# Explore rechunked CONUS404

In [None]:
import fsspec
import xarray as xr
import hvplot.xarray
import intake
import os
import warnings
warnings.filterwarnings('ignore')

#### Open dataset from Intake Catalog
* Automatically select on-prem dataset from /caldera if running on prem (Denali/Tallgrass)
* Automatically select cloud data on S3 if not running on prem 

To test whether we are on-prem, we see if SLURM_CLUSTER_NAME is defined.  If SLURM_CLUSTER_NAME is not defined, the user is either not on Denali/Tallgrass on the main node, which they should not be on

In [None]:
url = 'https://raw.githubusercontent.com/USGS-python/hytest-catalogs/main/hytest_intake_catalog.yml'

In [None]:
cat = intake.open_catalog(url)
list(cat)

In [None]:
cat['conus404-40year-cloud']

In [None]:
if 'SLURM_CLUSTER_NAME' in os.environ:
    ds = cat['conus404-40year-onprem'].to_dask()
else:
    ds = cat['conus404-40year-cloud'].to_dask()

In [None]:
ds

In [None]:
ds.SNOW

#### Load the full domain at a specific time step

In [None]:
%%time
da = ds.SNOW.sel(time='2014-03-01 00:00').load()

In [None]:
da.hvplot.quadmesh(x='lon', y='lat', rasterize=True, 
                             geo=True, tiles='OSM', alpha=0.7, cmap='turbo')

#### Create a Dask cluster

In [None]:
def configure_cluster(resource):
    ''' Helper function to configure cluster
    '''
    if resource == 'denali':
        cluster = LocalCluster(threads_per_worker=1)
        client = Client(cluster)
    
    elif resource == 'tallgrass':
        cluster = SLURMCluster(queue='cpu', cores=1, interface='ib0',
                               job_extra=['--nodes=1', '--ntasks-per-node=1', '--cpus-per-task=1'],
                               memory='6GB')
        cluster.adapt(maximum_jobs=30)
        client = Client(cluster)
        
    elif resource == 'local':
        import os
        import warnings
        warnings.warn("Running locally can result in costly data transfers!\n")
        n_cores = os.cpu_count() # set to match your machine
        cluster = LocalCluster(threads_per_worker=n_cores)
        client = Client(cluster)
        
    elif cluster_type in ['esip-qhub-gateway-v0.4']:   
        import sys, os
        sys.path.append(os.path.join(os.environ['HOME'],'shared','users','lib'))
        import ebdpy as ebd
        ebd.set_credentials(profile='esip-qhub')

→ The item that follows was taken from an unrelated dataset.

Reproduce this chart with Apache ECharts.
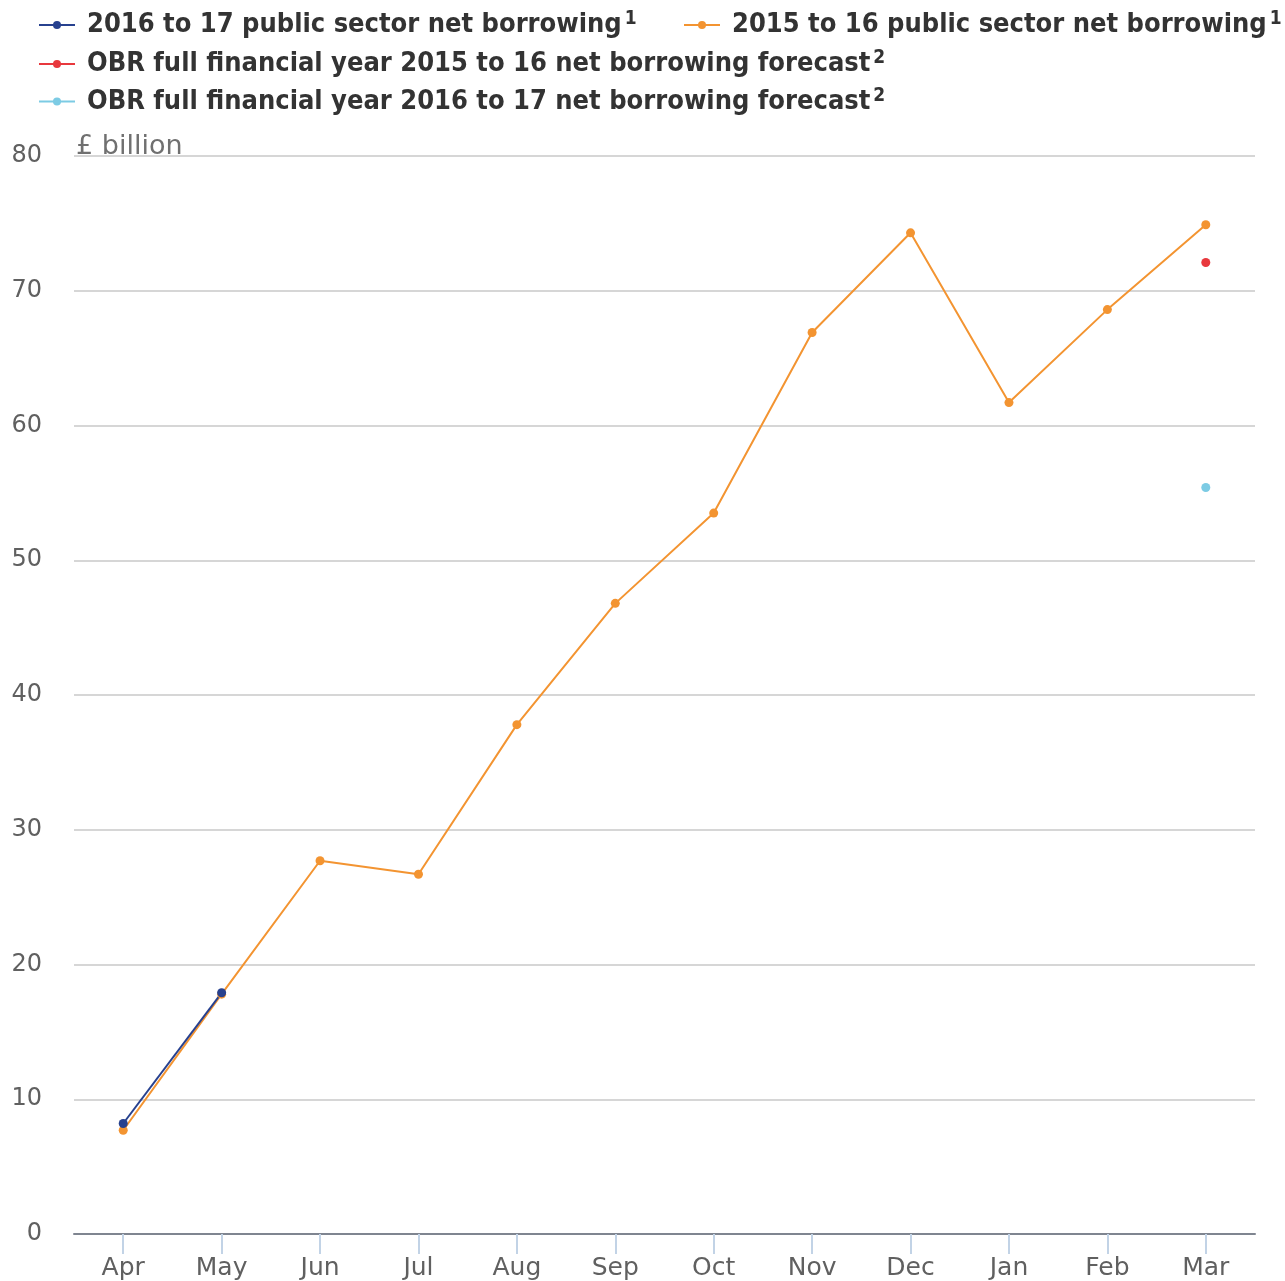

        aws_profile = 'esip-qhub'
        aws_region = 'us-west-2'
        endpoint = f's3.{aws_region}.amazonaws.com'
        ebd.set_credentials(profile=aws_profile, region=aws_region, endpoint=endpoint)
        worker_max = 30
        client,cluster = ebd.start_dask_cluster(profile=aws_profile, worker_max=worker_max, 
                                              region=aws_region, use_existing_cluster=True,
                                              adaptive_scaling=False, wait_for_cluster=False, 
                                              worker_profile='Medium Worker', propagate_env=True)
        
    return client, cluster

#### Load the full time series at a specific grid cell

In [None]:
%%time
da = ds.T2.isel(y=600,x=600).load()

In [None]:
da

In [None]:
da.plot()

In [None]:
da.hvplot(x='time', grid=True)